Barclays has disclosed that the Securities and Exchange Commission is investigating allegations that the British bank traded on confidential information obtained from creditors’ committees.
The allegations were raised by former Barclays analyst Michael Econn, who filed a lawsuit against the bank in March, seeking damages under Sarbanes-Oxley whistle-blower provisions, reported the Associated Press.
According to Reuters, Econn stated that in 2002, a Barclays supervisor asked traders on the distressed-debt desk to join creditors’ committees of companies in which they had investments. In 2003 one of the committees subpoenaed Barclays, leading to an internal probe and, ultimately, an investigation of the bank by the SEC, the wire service elaborated.

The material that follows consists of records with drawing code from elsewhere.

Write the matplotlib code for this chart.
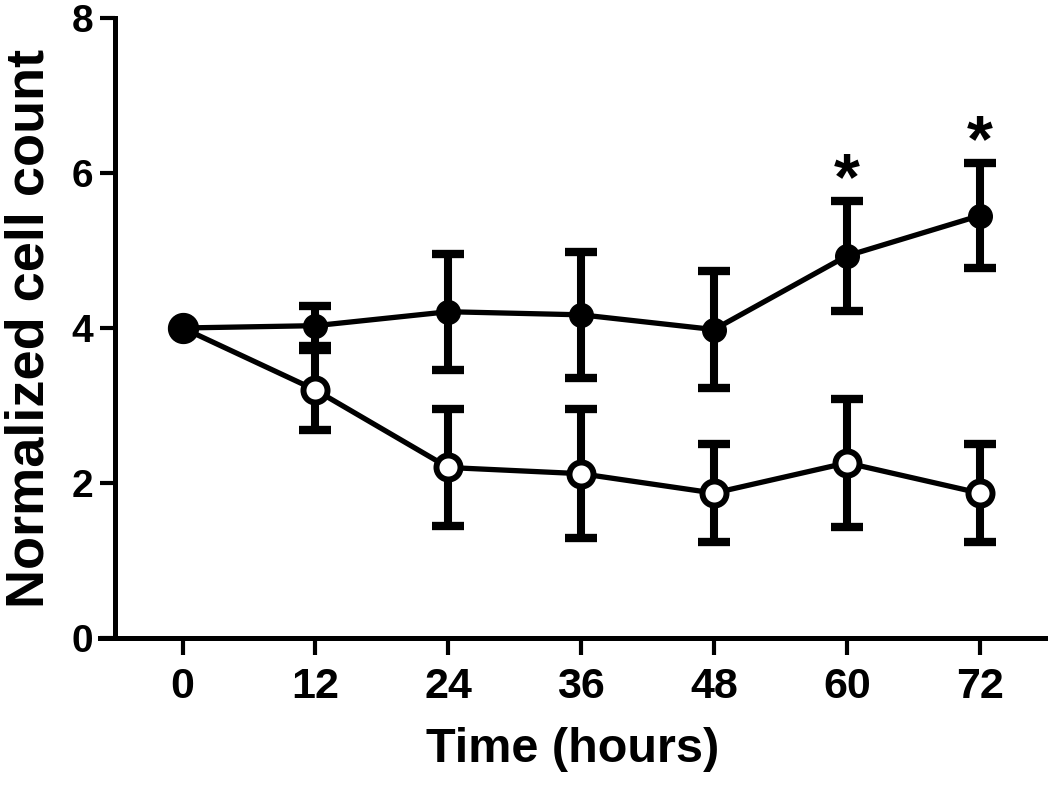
import matplotlib
matplotlib.use("Agg")
import matplotlib.pyplot as plt

# data
hours = [0, 12, 24, 36, 48, 60, 72]
filled_mean = [4.00, 4.03, 4.21, 4.17, 3.98, 4.93, 5.45]
filled_sem = [0.0, 0.26, 0.75, 0.81, 0.76, 0.71, 0.68]
open_mean = [4.00, 3.20, 2.20, 2.12, 1.87, 2.26, 1.87]
open_sem = [0.0, 0.52, 0.76, 0.83, 0.63, 0.83, 0.63]
star_hours = [60, 72]
y_ticks = [0, 2, 4, 6, 8]

plt.rcParams["font.family"] = ["Liberation Sans", "DejaVu Sans"]
plt.rcParams["font.weight"] = "bold"

fig = plt.figure(figsize=(10.5, 7.86), dpi=100)
ax = fig.add_axes([0.0952, 0.1883, 0.9000, 0.7888])

bar_kw = dict(color="black", elinewidth=5.8, capsize=11.5,
              linewidth=3.8, errorevery=(1, 1))

series = [
    (open_mean, open_sem, dict(markersize=17.3, markerfacecolor="white",
                               markeredgewidth=4.3), 3),
    (filled_mean, filled_sem, dict(markersize=17, markerfacecolor="black",
                                   markeredgewidth=1), 4),
]
for mean, sem, mk, z in series:
    _, caps, _ = ax.errorbar(hours, mean, yerr=sem, marker="o",
                             markeredgecolor="black", zorder=z, **mk, **bar_kw)
    for cap in caps:
        cap.set_markeredgewidth(6)

# shared starting point drawn as one large filled dot
ax.plot(hours[0], filled_mean[0], marker="o", markersize=21.5,
        color="black", zorder=5)

for h in star_hours:
    i = hours.index(h)
    ax.text(h, filled_mean[i] + filled_sem[i] + 0.24, "*", ha="center",
            va="center", fontsize=48, fontweight="bold")

ax.set_xlim(-7.47, 77.9)
ax.set_ylim(0, 8)
ax.set_xticks(hours)
ax.set_yticks(y_ticks)

ax.spines["top"].set_visible(False)
ax.spines["right"].set_visible(False)
ax.spines["left"].set_position(("data", -6.1))
ax.spines["left"].set_bounds(0, 8)
for side in ("left", "bottom"):
    ax.spines[side].set_linewidth(3.6)
    ax.spines[side].set_capstyle("projecting")

ax.tick_params(axis="y", direction="out", length=11, width=3, pad=5,
               labelsize=28)
ax.tick_params(axis="x", direction="out", length=12, width=3, pad=9,
               labelsize=31)
for lab in ax.get_xticklabels() + ax.get_yticklabels():
    lab.set_fontweight("bold")

ax.set_xlabel("Time (hours)", fontsize=35, fontweight="bold", labelpad=14)
ax.set_ylabel("Normalized cell count", fontsize=39, fontweight="bold",
              labelpad=12)

fig.savefig("out.png", dpi=100)
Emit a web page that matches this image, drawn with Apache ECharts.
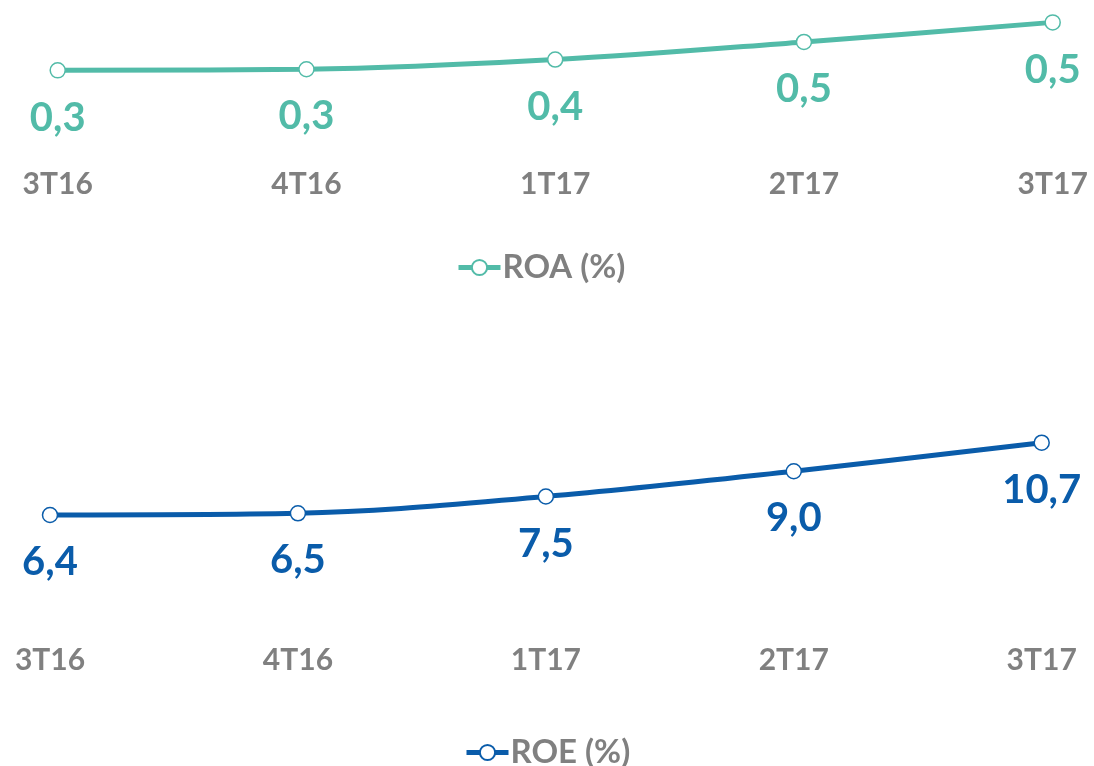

While investors in companies under bankruptcy protection often sit on creditors’ committees so they can influence the eventual reorganization, they are then restricted from trading in the company’s securities. Some hedge funds and other investors now prefer to participate in ad hoc committees of creditors, which endeavor to influence the bankruptcy proceedings but have no trading restrictions.
Econn testified before the SEC in March 2006, according to Reuters. Barclays reportedly stated in its filing that it has cooperated with the commission and independently addressed the practices, policies, and procedures at issue in 2003, before the SEC began its investigation.
Barclays, which recently announced a takeover of Dutch bank ABN Amro, now faces a higher bid from a consortium comprising Royal Bank of Scotland, Banco Santander, and Fortis.